Le retour des hommes s'est effectué dans l'attente du bonheur retrouvé.

Mme Barbéris et son époux ont été à nouveau réunis :
“J'ai appris la nouvelle de son retour par un télégramme que je garde comme une relique. C'était le 17 avril 1945. Il est rentré le dernier. Mon mari, sous-officier et rebelle au travail obligatoire, avait été puni.
Il m’avait écrit :
– “Enfin, je peux revenir vers toi, les Américains sont là.”
Et à partir de ce jour-là, on ne vivait plus. J'attendais le télégramme officiel que la Croix-Rouge envoyait, il n'arrivait jamais. Enfin un jour, j'ai vu ce télégramme officiel et je suis partie comme tout le monde, comme toutes mes collègues, aux Arcs pour l’attendre à la gare. J'y ai retrouvé des élèves du cours préparatoire. J'en ai retrouvé sept sur le quai de la gare qui étaient venues attendre. Quand je l'ai retrouvé, il avait perdu vingt-six kilos.
Malgré ces années de camp de concentration, il avait noué une belle amitié avec Jean Gache. L'un accompagnant l'autre et vice-versa durant cette longue captivité. Amitié, qui s'est poursuivie hors de cette rude période.”

Par la suite, Mme Barbéris s'investit avec détermination pour organiser le retour des prisonniers. Ceux-ci arrivaient à la gare de Draguignan. Leurs familles ignorant leur retour, personne n'était là pour les accueillir. Ils passaient alors une nuit solitaire sur le banc des Allées, en attendant de pouvoir prendre un car qui les emmènerait vers leur village et leur famille. Des femmes s'étaient donc mobilisées pour les attendre au train, les regrouper et leur offrir un abri pour la nuit dans le local que Mme Barbéris avait requis boulevard de la Liberté auprès du colonel Fontès, après le départ des Allemands.

Ce centre d'accueil des prisonniers de guerre a été inauguré en 1945 et Monsieur le Préfet Sarie rendit hommage à Mme Barbéris en ces termes :
“Une femme qui a réalisé pour les prisonniers ce que le gouvernement n'a pas fait pour eux…”

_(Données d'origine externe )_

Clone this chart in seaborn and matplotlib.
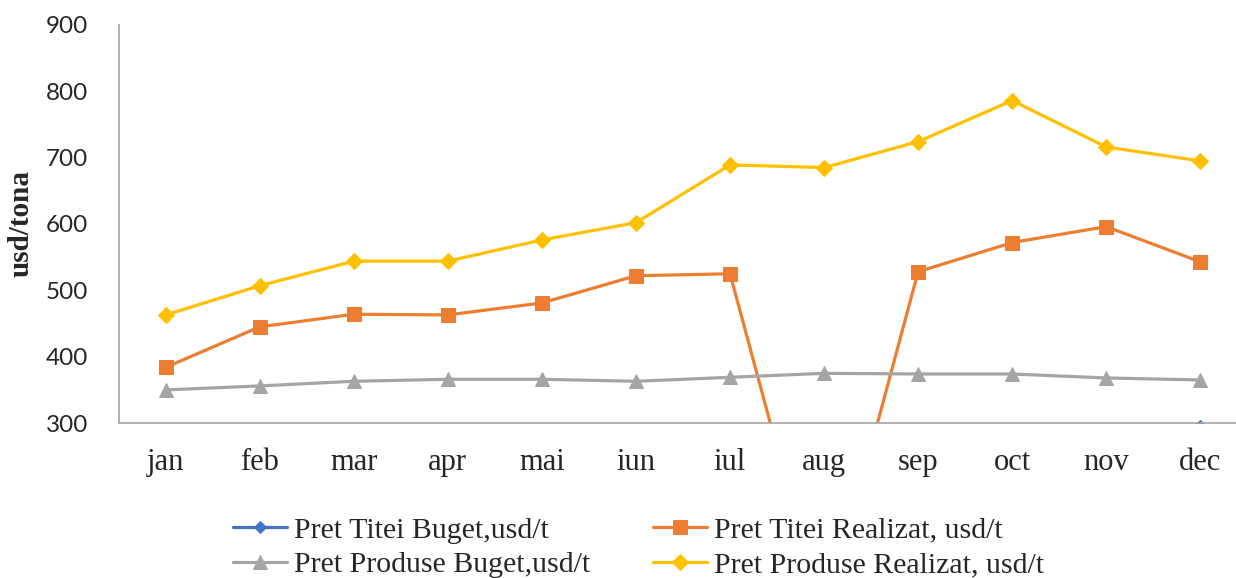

Ce centre a fonctionné au moins deux ans.
Les Résistantes contribuèrent à la libération du pays et jouèrent un rôle bien que timidement reconnu.
A travers lui, les femmes anonymes, épouses, mères, surent démontrer leur force, leur détermination, leur courage pour assumer au mieux la vie quotidienne, malgré leur solitude.
Elles surent soutenir les absents et entretenir leur image ou leur souvenir et maintenir les liens familiaux. De leur isolement, émergea une prise de conscience de leurs droits citoyens, en même temps que la mesure de leur individualité, qui allaient changer leur condition.